Metrics are key to understanding shortcomings in your hiring process and where to focus resources and effort. Just like you would collect metrics on a business effort, collect metrics in your hiring process. This means having a centralized, organized way for each team to report. From sourcing, to screening to onboarding and negotiation, it is critical that you understand where candidate dropout or rejection is happening.
Start by measuring each part of your hiring process for the kinds of diversity you’re trying to hire for. Collect data wherever you can (you can ask candidates to self identify when they apply or collect data from third party vendors you use). This is especially crucial for automated screening rounds, like resume matching or whatever technology you use to decrease the initial pool of candidates. This will allow you to measure if your screening software is unintentionally rejecting candidates from certain demographics. We frequently find that women face higher rates of undeserved rejection in automated screening. Other candidates who may have less common career journeys, like veterans, may also face high levels of rejection if screening tech hasn’t been taught how to read resumes like theirs.
It is equally important to measure the metrics of your human driven hiring processes as well, including interviews, technical tests, offers, etc. After collecting these metrics, make sure you act on them. Are diverse candidates getting turned away at the interview stage? Who typically interviews candidates? Are your interview panels diverse? How old are candidates and are candidates of a certain age more likely to make it through your process? What can your organization be doing to make small improvements across each stage of your hiring process?

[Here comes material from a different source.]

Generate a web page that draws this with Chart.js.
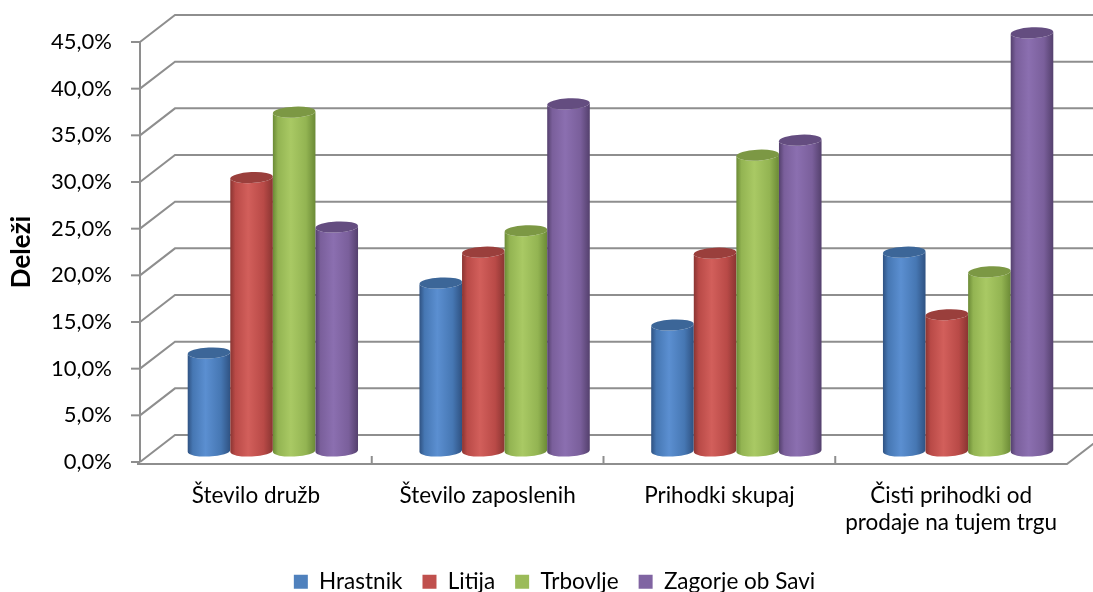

Far too often, diversity initiatives are introduced with no clear end goal or data collection plan. It is hard to know what's working and how. If you’re going to try a new initiative, (i.e. a mandate of two diverse candidates for the most senior jobs, or a new resume screening technology), you need to be collecting data so you can see how successful it is. Remember that data is knowledge, and can empower your company and your team to be more effective.
One of the other most effective strategies to ensure a more fair hiring process is standardizing it. This means creating clear, universal rules for everyone in your organization to follow when they hire a new team member. This is one initiative that doesn’t cost extra money but can have a huge impact on organizational diversity.
Far too often, the hiring process is different for different kinds of applicants. For example, a candidate who applied online on a job board will be led through four rounds of interview, a technical test, and additional screening while a candidate who was referred by an existing employee will have an informal talk with the hiring manager and one additional interview. It isn’t totally unreasonable, there is an existing level of trust with a referred candidate over a stranger. Yet, consider how this may reinforce homogeneity in your workplace. Your employees likely know people who are similar to themselves, and a candidate who has a more casual interview process may be far more likely to be chosen than someone put under much more intense scrutiny. How can you compare a technical test and three interviews with a single interview and a referral in an unbiased way? These are simply different things.
Create a standard hiring process that every single applicant goes through, regardless of how they came to you. This will allow you to truly evaluate finalists on equal footing, and also to cut out unnecessary steps in your interview process. Consider the most crucial pieces of your hiring process, and make a plan. Maybe, every candidate for a technical role does one technical test, an interview with a hiring manager, and an interview with a panel from the team they’ll be working on. Perhaps every senior leadership candidate does a business problem interview, and two panel interviews with stakeholders. Consider collecting data during this process (like creating a rubric upon which interviewers can evaluate candidates for each question or problem from 1-10). All of this will help you make informed decisions on candidates and avoid the pressures of unconscious bias. We also encourage you to create a standard list of questions that each candidate for a particular job will be asked. It is labor intensive, but can enable much more fair comparisons between candidates. When your team sits down to draft out a position and post a job description online, take this time to decide what business needs this role addresses, the important qualities and qualifications you’re looking for in a candidate, and what questions to ask candidates when you start interviewing.
Ultimately, deepening your organization’s commitment to diversity is a complicated process. Your success will be the cumulative impact of small efforts. Metrics and standardization will be a simple way for you to track progress and ensure that your other efforts are as impactful as possible. Standardization ensures that differing experiences in the hiring process are not causing your other DEI efforts to be less effective and metrics will help you learn what efforts are working and which ones are not.